Now, you might argue, is not the time for rock stars in the Oasis mould: empty bluster and nasty (if amusing) zingers directed at peers isn’t exactly fun escapism in the Trumpian age. Yet the Gallaghers did stand for something. One accusation directed towards Oasis is that they made guitar music blander, and you could say they did the same for the rock star persona, too. They were never boring, but beyond the banter there was nothing particularly wild or weird about them; they were missing the Beatles’s zaniness, Sex Pistols’ radical sneer, Morrissey’s intellectual snobbery.

However, in the wake of the upwardly mobile 1980s, they exemplified and glorified run-of-the-mill life and run-of-the-mill people: like much of the best British culture, they made normality seem valuable and worthwhile. Oasis always aimed to be accessible – in that Melody Maker interview, Noel said he made music for “the guy who walks down the street to get his copy of the fucking Daily Mirror and his 20 Bensons every day, and who’s got fuck all going for him”. He and Liam grew up on a council estate. In a rock and pop scene currently dominated by the middle classes and graduates of the Brit school, it is hard to find an equivalent trajectory.

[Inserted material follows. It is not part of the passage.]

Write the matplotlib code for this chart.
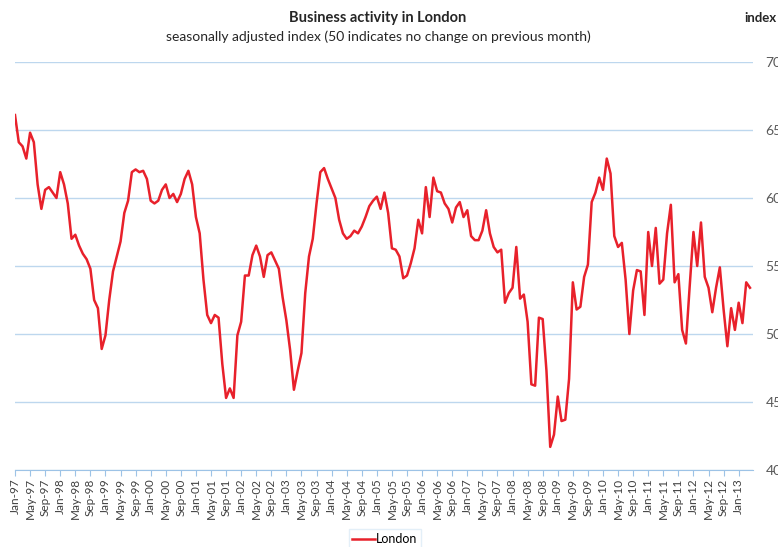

This is just one reason the search for the new Oasis – once the chief preoccupation of a now severely diminished music press – has ground to a halt, for better (no more bullying jibes) or worse (no more jokes). One consolation: despite their wealth and fame, Liam and Noel have stayed as consistent and normal as you might reasonably hope; they didn’t move to LA, they didn’t find enlightenment, they didn’t become right-wing edgelords (for all that Noel occasionally grumbles about the left) and they haven’t got entirely lost in their own legend (just before Oasis split, Noel described his guitar playing as “average at best”). We may not have any worthy successors to what many consider the platonic ideal of British rock stardom, but for this summer at least, we do still have Oasis.